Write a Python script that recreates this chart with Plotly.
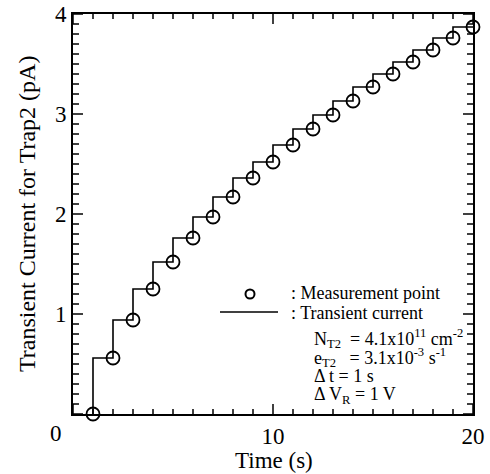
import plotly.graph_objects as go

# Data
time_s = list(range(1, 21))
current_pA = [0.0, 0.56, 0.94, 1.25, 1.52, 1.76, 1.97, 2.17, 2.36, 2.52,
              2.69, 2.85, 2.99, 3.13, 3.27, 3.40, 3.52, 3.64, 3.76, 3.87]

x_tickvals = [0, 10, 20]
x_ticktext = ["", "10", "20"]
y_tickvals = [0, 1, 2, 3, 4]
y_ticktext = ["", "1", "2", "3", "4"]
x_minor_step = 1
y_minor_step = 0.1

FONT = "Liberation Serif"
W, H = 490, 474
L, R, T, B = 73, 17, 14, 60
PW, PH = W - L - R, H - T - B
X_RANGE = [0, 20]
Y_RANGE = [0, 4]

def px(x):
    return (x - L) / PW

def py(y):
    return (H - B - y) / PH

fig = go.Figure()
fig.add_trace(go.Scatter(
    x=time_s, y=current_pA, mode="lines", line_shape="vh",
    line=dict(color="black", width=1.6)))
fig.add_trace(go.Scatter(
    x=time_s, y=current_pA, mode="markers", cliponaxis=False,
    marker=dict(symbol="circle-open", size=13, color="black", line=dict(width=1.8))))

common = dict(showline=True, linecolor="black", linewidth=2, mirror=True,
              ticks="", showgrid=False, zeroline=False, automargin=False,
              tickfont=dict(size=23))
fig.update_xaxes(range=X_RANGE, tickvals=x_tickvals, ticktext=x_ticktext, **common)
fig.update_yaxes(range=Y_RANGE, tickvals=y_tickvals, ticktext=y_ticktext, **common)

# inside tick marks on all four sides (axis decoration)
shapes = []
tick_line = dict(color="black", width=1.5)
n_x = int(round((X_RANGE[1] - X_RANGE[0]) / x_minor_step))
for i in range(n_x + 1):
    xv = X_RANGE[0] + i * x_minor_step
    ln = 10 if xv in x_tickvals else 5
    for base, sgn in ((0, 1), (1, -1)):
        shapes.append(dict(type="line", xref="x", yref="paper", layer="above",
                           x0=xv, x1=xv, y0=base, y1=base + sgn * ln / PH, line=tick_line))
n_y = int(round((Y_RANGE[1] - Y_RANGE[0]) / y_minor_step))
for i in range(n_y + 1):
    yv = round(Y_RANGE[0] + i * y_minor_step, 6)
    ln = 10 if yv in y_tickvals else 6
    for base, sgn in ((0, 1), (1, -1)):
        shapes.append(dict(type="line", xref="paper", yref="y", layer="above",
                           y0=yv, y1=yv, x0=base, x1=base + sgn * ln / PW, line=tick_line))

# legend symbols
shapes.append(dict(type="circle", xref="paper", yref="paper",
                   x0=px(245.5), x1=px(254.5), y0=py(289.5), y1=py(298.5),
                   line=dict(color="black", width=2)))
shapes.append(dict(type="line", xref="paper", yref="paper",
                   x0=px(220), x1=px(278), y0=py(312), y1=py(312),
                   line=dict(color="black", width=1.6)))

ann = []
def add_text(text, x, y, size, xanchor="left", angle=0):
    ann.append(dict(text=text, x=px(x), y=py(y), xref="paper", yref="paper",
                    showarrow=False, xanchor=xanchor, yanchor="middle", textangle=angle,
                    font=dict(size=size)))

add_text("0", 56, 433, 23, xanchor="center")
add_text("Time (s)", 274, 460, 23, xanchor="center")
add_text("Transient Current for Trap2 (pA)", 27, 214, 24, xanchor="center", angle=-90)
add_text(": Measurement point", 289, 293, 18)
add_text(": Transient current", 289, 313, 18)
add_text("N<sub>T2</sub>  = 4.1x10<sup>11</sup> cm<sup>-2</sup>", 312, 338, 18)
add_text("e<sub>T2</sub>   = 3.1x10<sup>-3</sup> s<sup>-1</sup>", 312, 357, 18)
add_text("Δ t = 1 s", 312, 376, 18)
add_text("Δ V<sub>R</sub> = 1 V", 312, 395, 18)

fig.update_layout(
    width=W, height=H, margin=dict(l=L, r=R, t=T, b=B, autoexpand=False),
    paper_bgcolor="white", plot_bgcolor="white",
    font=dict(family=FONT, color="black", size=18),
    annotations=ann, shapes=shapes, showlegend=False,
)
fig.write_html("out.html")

---+---

Repeat the listing above from its first line through the line that contains "2.69, 2.85, 2.99, 3.13, 3.27, 3.40, 3.52, 3.64, 3.76, 3.87]", both included, and nothing more. Drop the pictures.

*Full answer*:
Write a Python script that recreates this chart with Plotly.
import plotly.graph_objects as go

# Data
time_s = list(range(1, 21))
current_pA = [0.0, 0.56, 0.94, 1.25, 1.52, 1.76, 1.97, 2.17, 2.36, 2.52,
              2.69, 2.85, 2.99, 3.13, 3.27, 3.40, 3.52, 3.64, 3.76, 3.87]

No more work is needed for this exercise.